For a long time, one of the leading complaints about wind and solar power was that they were too expensive compared to good ol’ coal, gas and oil. Those objections have begun falling by the wayside as technologies have improved, oil prices have shot up and the cost of photovoltaics in particular has dropped, pushing renewable energy sources ever closer to grid parity.
That leaves the door open for another common objection — that wind and solar work only when the wind is blowing or the sun is shining — to start gaining momentum.
Not so fast, say executives with a certain segment of the solar-energy industry: concentrating solar power, or CSP.
“Concentrating solar power technology is the only renewable resource that is capable of harnessing the world’s most abundant fuel source — the sun — to produce reliable, cost-effective, and dispatchable electricity,” says Tex Wilkins, who formerly led the US Department of Energy’s (DOE) Concentrating Solar Power Team. “We believe CSP, with the ability to dispatch electricity when it is needed, is critical in meeting the energy challenges facing the United States and the world.”
Instead of photovoltaic solar panels, CSP uses mirrors to focus concentrated beams of sunlight onto an area where the heat converts a liquid to steam, which can then be used to drive an electricity-generating turbine. What’s more, some or all of that heat energy can be stored for later in tanks of oil or molten salt. That stored thermal energy can be tapped later to generate power after the sun sets for the night.

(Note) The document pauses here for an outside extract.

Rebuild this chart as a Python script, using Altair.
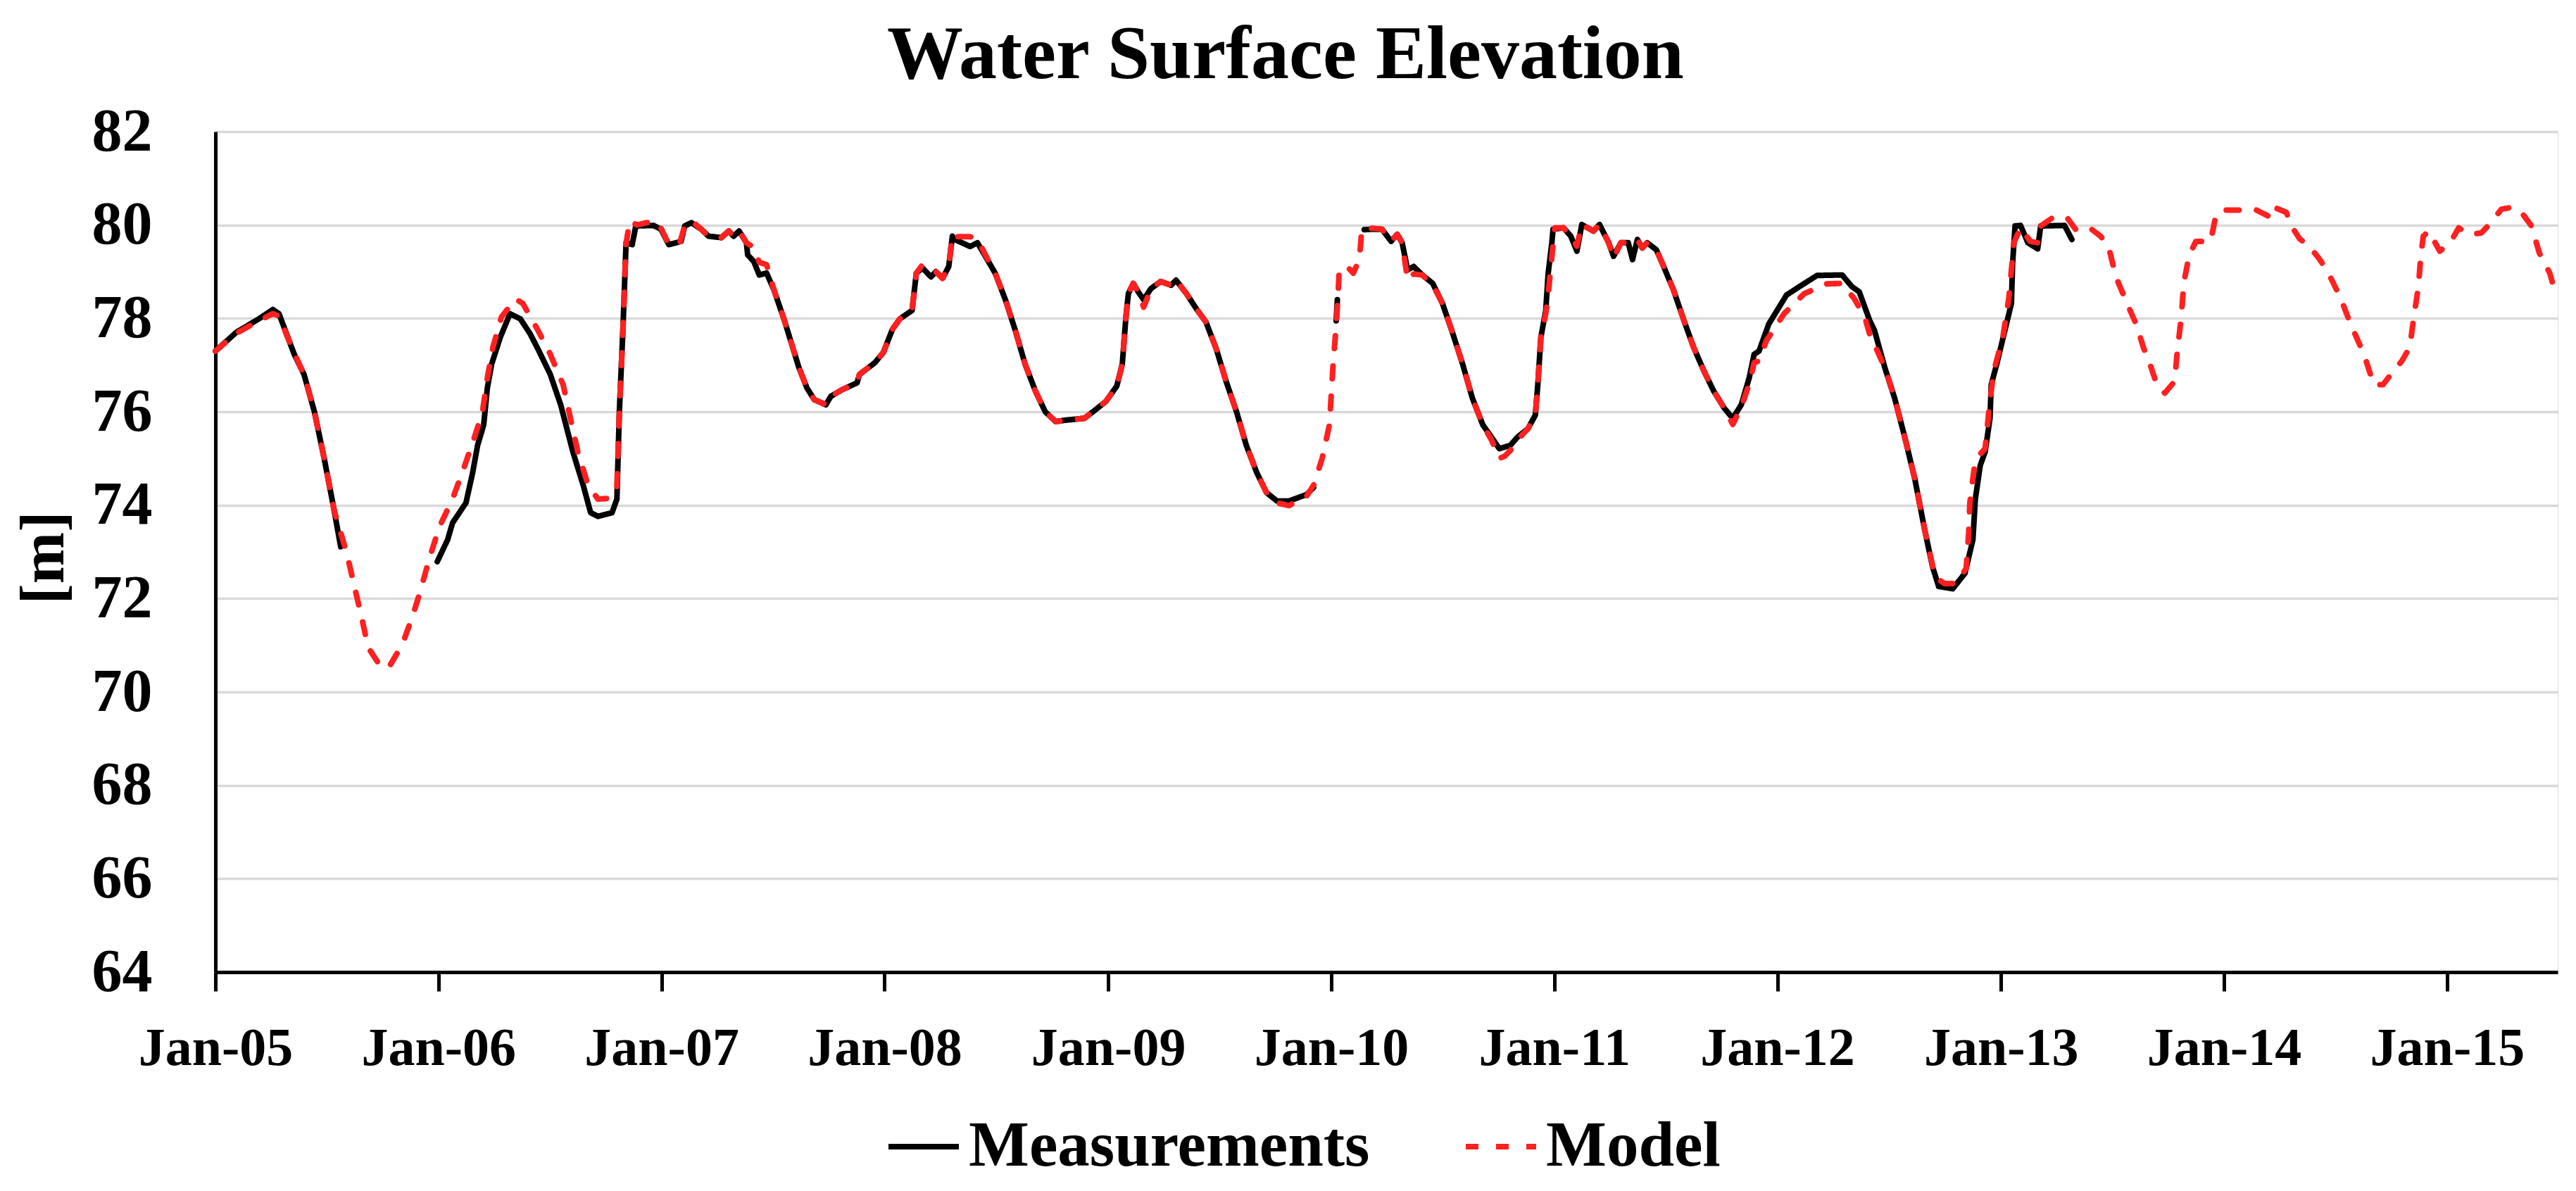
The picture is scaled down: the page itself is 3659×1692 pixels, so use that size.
import altair as alt
import pandas as pd

# ---- Measurements (days since 2005-01-01, water level in m) ----
meas_day_a = [0, 34, 71, 94, 104, 129, 145, 162, 178, 194, 205]
meas_val_a = [77.30, 77.70, 77.99, 78.19, 78.10, 77.23, 76.80, 76.00, 75.00, 73.91, 73.11]

meas_day_b = [363, 380, 388, 410, 421, 429, 439, 445, 452, 466, 482, 499, 515, 528, 548, 565, 585, 602, 614, 626,
              649, 657, 661, 667, 672, 682, 688, 717, 729, 742, 762, 768, 779, 795, 807, 828, 840, 848, 857, 869,
              871, 881, 890, 902, 914, 931, 943, 955, 968, 980, 999, 1007, 1025, 1050, 1054, 1079, 1093, 1108, 1120, 1140,
              1147, 1157, 1171, 1179, 1190, 1200, 1206, 1210, 1235, 1247, 1260, 1276, 1293, 1309, 1325, 1342, 1358, 1375, 1391, 1422,
              1436, 1457, 1475, 1484, 1490, 1494, 1502, 1510, 1519, 1531, 1547, 1564, 1572, 1589, 1605, 1621, 1638, 1654, 1671, 1687,
              1704, 1720, 1737, 1757, 1786, 1797]
meas_val_b = [72.79, 73.26, 73.62, 74.05, 74.70, 75.28, 75.72, 76.51, 77.02, 77.59, 78.10, 77.99, 77.67, 77.34, 76.80, 76.15, 75.14, 74.42, 73.84, 73.76,
              73.84, 74.13, 76.00, 77.81, 79.62, 79.58, 79.98, 79.99, 79.91, 79.58, 79.65, 79.98, 80.05, 79.91, 79.76, 79.73, 79.87, 79.76, 79.87, 79.62,
              79.36, 79.22, 78.93, 78.97, 78.61, 77.96, 77.45, 76.94, 76.51, 76.26, 76.15, 76.33, 76.47, 76.62, 76.80, 77.05, 77.27, 77.77, 77.99, 78.17,
              78.97, 79.08, 78.89, 79.00, 78.86, 79.11, 79.76, 79.69, 79.54, 79.62, 79.33, 78.97, 78.39, 77.74, 77.02, 76.44, 76.00, 75.79, 75.82, 75.86,
              76.00, 76.22, 76.55, 77.02, 78.03, 78.53, 78.75, 78.57, 78.40, 78.64, 78.79, 78.71, 78.82, 78.53, 78.21, 77.92, 77.34, 76.65, 76.00, 75.28,
              74.70, 74.27, 74.09, 74.09, 74.23, 74.38]

meas_day_c = [1834, 1836]
meas_val_c = [77.95, 78.40]

meas_day_d = [1880, 1893, 1909, 1924, 1934, 1942, 1951, 1961, 1975, 1992, 2008, 2025, 2041, 2057, 2074, 2088, 2101, 2119, 2131, 2148,
              2160, 2164, 2169, 2177, 2181, 2187, 2189, 2206, 2218, 2228, 2236, 2255, 2265, 2280, 2288, 2300, 2312, 2319, 2327, 2335,
              2343, 2358, 2370, 2386, 2403, 2419, 2436, 2452, 2469, 2483, 2497, 2510, 2518, 2526, 2542, 2571, 2592, 2621, 2662, 2678,
              2690, 2707, 2715, 2732, 2748, 2765, 2781, 2797, 2810, 2820, 2843, 2863, 2876, 2880, 2888, 2896, 2904, 2906, 2915, 2927,
              2939, 2941, 2945, 2954, 2966, 2982, 2987, 3026, 3038]
meas_val_d = [79.90, 79.91, 79.91, 79.65, 79.80, 79.62, 79.04, 79.11, 78.93, 78.75, 78.32, 77.67, 77.02, 76.29, 75.72, 75.46, 75.21, 75.28, 75.46, 75.64,
              75.93, 76.58, 77.59, 78.17, 78.97, 79.62, 79.91, 79.94, 79.76, 79.44, 80.01, 79.87, 80.01, 79.62, 79.33, 79.62, 79.62, 79.26, 79.69, 79.51,
              79.62, 79.47, 79.11, 78.61, 77.96, 77.38, 76.87, 76.44, 76.08, 75.86, 76.15, 76.73, 77.23, 77.30, 77.88, 78.50, 78.68, 78.92, 78.93, 78.68,
              78.57, 77.96, 77.74, 76.94, 76.29, 75.43, 74.56, 73.48, 72.68, 72.26, 72.21, 72.54, 73.26, 74.13, 74.85, 75.14, 75.86, 76.58, 77.02, 77.67,
              78.32, 79.18, 79.98, 79.99, 79.62, 79.49, 79.98, 79.99, 79.69]

# ---- Model ----
model_day_1 = [0, 34, 71, 94, 104, 129, 145, 162, 178, 194, 215, 227, 238, 250, 268, 283, 306, 322, 334, 351,
               367, 388, 408, 425, 437, 445, 454, 468, 491, 503, 528, 548, 569, 581, 593, 610, 626, 647, 657, 661]
model_val_1 = [77.30, 77.68, 77.95, 78.10, 78.05, 77.25, 76.80, 76.00, 75.00, 73.90, 72.97, 72.28, 71.67, 70.95, 70.59, 70.51, 71.02, 71.60, 72.10, 72.90,
               73.55, 74.13, 74.85, 75.50, 76.00, 76.73, 77.38, 78.03, 78.42, 78.32, 77.74, 77.23, 76.58, 75.86, 75.14, 74.42, 74.13, 74.15, 74.40, 76.00]

model_day_2 = [667, 672, 678, 690, 705, 725, 742, 760, 768, 779, 795, 807, 828, 840, 848, 857, 869, 881, 890, 902,
               914, 931, 943, 955, 968, 980, 999, 1007, 1025, 1050, 1054, 1079, 1093, 1108, 1120, 1140, 1147, 1157, 1171, 1179,
               1190, 1200, 1206, 1215, 1235, 1247, 1260, 1276, 1293, 1309, 1325, 1342, 1358, 1375, 1391, 1422, 1436, 1457, 1475, 1484]
model_val_2 = [77.80, 79.60, 80.09, 80.00, 80.05, 80.05, 79.58, 79.62, 79.98, 80.09, 79.91, 79.76, 79.73, 79.87, 79.76, 79.87, 79.62, 79.52, 79.20, 79.15,
               78.61, 77.96, 77.45, 76.94, 76.51, 76.26, 76.15, 76.33, 76.47, 76.62, 76.80, 77.05, 77.27, 77.77, 77.99, 78.17, 78.97, 79.15, 79.05, 79.00,
               78.86, 79.11, 79.80, 79.75, 79.75, 79.70, 79.36, 78.97, 78.39, 77.74, 77.02, 76.44, 76.00, 75.79, 75.82, 75.86, 76.00, 76.22, 76.55, 77.02]

model_day_3 = [1490, 1494, 1502, 1510, 1519, 1531, 1547, 1564, 1572, 1589, 1605, 1621, 1638, 1654, 1671, 1687, 1704, 1720, 1737, 1757,
               1786, 1798, 1811, 1823, 1825, 1829, 1833, 1837, 1839, 1852, 1862, 1872, 1876, 1893, 1909, 1924, 1934, 1942, 1951, 1961,
               1975, 1992, 2008, 2025, 2041, 2057, 2074, 2088, 2101, 2110, 2119, 2131, 2148, 2160, 2164, 2169, 2177, 2181, 2187, 2192]
model_val_3 = [78.03, 78.53, 78.75, 78.57, 78.24, 78.64, 78.79, 78.71, 78.82, 78.53, 78.21, 77.92, 77.34, 76.65, 76.00, 75.28, 74.70, 74.27, 74.05, 73.99,
               74.20, 74.45, 75.00, 75.72, 76.15, 77.02, 77.67, 78.46, 79.04, 79.11, 78.97, 79.26, 79.91, 79.93, 79.91, 79.65, 79.80, 79.62, 78.82, 78.95,
               78.93, 78.72, 78.32, 77.67, 77.02, 76.29, 75.72, 75.40, 75.00, 75.05, 75.17, 75.40, 75.64, 75.93, 76.58, 77.59, 78.10, 78.50, 79.33, 79.94]

model_day_4 = [2206, 2218, 2228, 2236, 2255, 2265, 2280, 2288, 2300, 2312, 2327, 2335, 2343, 2358, 2370, 2386, 2403, 2419, 2436, 2452,
               2469, 2483, 2497, 2510, 2518, 2526, 2538, 2567, 2600, 2637, 2662, 2682, 2699, 2707, 2732, 2748, 2765, 2781, 2797, 2814,
               2830, 2847, 2865, 2869, 2871, 2878, 2886, 2896, 2902, 2910, 2925, 2935, 2943, 2954, 2970, 2982, 2987, 3007, 3030, 3044]
model_val_4 = [79.94, 79.76, 79.55, 80.01, 79.87, 80.01, 79.62, 79.29, 79.62, 79.62, 79.69, 79.51, 79.62, 79.47, 79.11, 78.61, 77.96, 77.38, 76.87, 76.44,
               76.08, 75.73, 76.10, 76.60, 77.05, 77.09, 77.52, 78.10, 78.53, 78.74, 78.75, 78.42, 78.03, 77.67, 76.94, 76.29, 75.43, 74.56, 73.48, 72.46,
               72.32, 72.32, 72.64, 73.40, 74.05, 74.78, 75.07, 75.21, 76.00, 76.87, 77.59, 78.46, 79.62, 79.94, 79.65, 79.62, 79.98, 80.16, 80.16, 79.91]

model_day_5 = [3065, 3085, 3098, 3110, 3126, 3143, 3155, 3168, 3177, 3190, 3206, 3210, 3217, 3221, 3230, 3241, 3265, 3274, 3287, 3340,
               3364, 3369, 3389, 3397, 3411, 3424, 3442, 3455, 3477, 3494, 3516, 3532, 3547, 3560, 3578, 3591, 3596, 3605, 3609, 3613,
               3622, 3640, 3657, 3671, 3688, 3708, 3719, 3741, 3759, 3776, 3790, 3803, 3820, 3827]
model_val_5 = [79.96, 79.76, 79.54, 78.89, 78.39, 77.88, 77.38, 76.94, 76.58, 76.40, 76.65, 77.23, 78.03, 78.75, 79.36, 79.65, 79.65, 80.23, 80.32, 80.32,
               80.16, 80.38, 80.27, 79.98, 79.70, 79.58, 79.29, 79.04, 78.46, 77.88, 77.23, 76.58, 76.58, 76.80, 77.09, 77.38, 77.88, 78.68, 79.33, 79.76,
               79.87, 79.44, 79.62, 79.94, 79.80, 79.83, 79.98, 80.34, 80.38, 80.23, 79.98, 79.40, 78.97, 78.65]

series_names = ["Measurements", "Model"]
series_colors = ["#000000", "#FF2020"]
series_dash = [[1, 0], [18, 25]]
y_ticks = [64, 66, 68, 70, 72, 74, 76, 78, 80, 82]
x_tick_years = list(range(2005, 2016))

base = pd.Timestamp("2005-01-01")


def frame(days, vals, series, seg):
    return pd.DataFrame({
        "date": base + pd.to_timedelta(days, unit="D"),
        "value": vals,
        "series": series,
        "seg": seg,
    })


parts = [
    frame(meas_day_a, meas_val_a, "Measurements", "m1"),
    frame(meas_day_b, meas_val_b, "Measurements", "m2"),
    frame(meas_day_c, meas_val_c, "Measurements", "m3"),
    frame(meas_day_d, meas_val_d, "Measurements", "m4"),
    frame(model_day_1 + model_day_2 + model_day_3 + model_day_4 + model_day_5,
          model_val_1 + model_val_2 + model_val_3 + model_val_4 + model_val_5, "Model", "z1"),
]
df = pd.concat(parts, ignore_index=True)

FONT = "Liberation Serif"

legend = alt.Legend(
    title=None, orient="none", legendX=952, legendY=1388, direction="horizontal",
    labelFont=FONT, labelFontSize=91, labelFontWeight="bold", labelColor="black",
    symbolType="stroke", symbolSize=10000, symbolStrokeWidth=8,
    labelOffset=10, columnPadding=120, labelLimit=0,
)

x_enc = alt.X(
    "date:T",
    scale=alt.Scale(domain=[alt.DateTime(year=2005, month=1, date=1), alt.DateTime(year=2015, month=7, date=1)]),
    axis=alt.Axis(
        title=None, format="%b-%y",
        values=[alt.DateTime(year=y, month=1, date=1) for y in x_tick_years],
        labelFont=FONT, labelFontSize=76, labelFontWeight="bold", labelColor="black",
        labelPadding=44, labelAngle=0, labelOverlap=False, labelFlush=False, labelLimit=0,
        tickSize=27, tickWidth=5, tickColor="black",
        domainColor="black", domainWidth=5, grid=False,
    ),
)

y_enc = alt.Y(
    "value:Q",
    scale=alt.Scale(domain=[64, 82], nice=False, zero=False),
    axis=alt.Axis(
        title="[m]", values=y_ticks,
        labelFont=FONT, labelFontSize=86, labelFontWeight="bold", labelColor="black",
        labelPadding=90, ticks=False, labelLimit=0,
        domainColor="black", domainWidth=5,
        grid=True, gridColor="#D9D9D9", gridWidth=3.5,
        titleFont=FONT, titleFontSize=88, titleFontWeight="bold", titleColor="black",
        titleX=-243, titleY=605, titleAngle=270, titleAlign="center", titleBaseline="middle",
    ),
)

chart = alt.Chart(df).mark_line(strokeWidth=8, strokeCap="round", strokeJoin="round").encode(
    x=x_enc,
    y=y_enc,
    color=alt.Color("series:N", scale=alt.Scale(domain=series_names, range=series_colors), legend=legend),
    strokeDash=alt.StrokeDash("series:N", scale=alt.Scale(domain=series_names, range=series_dash), legend=legend),
    detail="seg:N",
    order=alt.Order("date:T"),
).properties(
    width=3327,
    height=1194,
    autosize=alt.AutoSizeParams(type="none"),
    padding={"left": 298, "top": 179, "right": 18, "bottom": 297},
    title=alt.Title("Water Surface Elevation", font=FONT, fontSize=108, fontWeight="bold",
                    color="black", anchor="middle", frame="bounds", offset=10),
).configure_view(stroke=None).configure(background="white")

chart.save("out.html", embed_options={"renderer": "svg", "actions": False})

Energy production from CSP has grown considerably since the early days in the mid-80s. The US today boasts more than 500 megawatts (MW) of CSP power generation, with another 1,300-plus MW in the development pipeline. Worldwide, CSP plants produce more than 1 gigawatt (GW) of energy, and projects in the works will soon raise that to 15 gigawatts. (A recent study from the International Energy Agency found that, with sufficient investment and the right government policies, more than 10 percent of the world’s electricity demand could be met by CSP by 2050.)
Which is why the time seemed right for several CSP companies to come together and form a new industry group to push for continued growth.
Announced this week, the newly formed Concentrating Solar Power Alliance (CSPA) is aimed at “educating US regulators, utilities and grid operators about the unique benefits of concentrating solar power (CSP) and of thermal energy storage as a foundational resource for a reliable, low-carbon electricity mix and a driver of economic growth.” The group, founded by three companies — Abengoa, BrightSource Energy and Torresol Energy — has named DOE veteran Wilkins to be its first executive director.
“We believe CSP, with the ability to dispatch electricity when it is needed, is critical in meeting the energy challenges facing the United States and the world,” said Wilkins upon the CSPA’s launch.
The CSPA is independent of another newly formed CSP group — the World Solar Thermal Electricity Association, or STELAWorld, which is a consortium of industry associations from Europe, Australia and South Africa. However, the CSPA’s founders say their organization will work closely with these other groups to “further advance the solar thermal industry in the US and abroad.”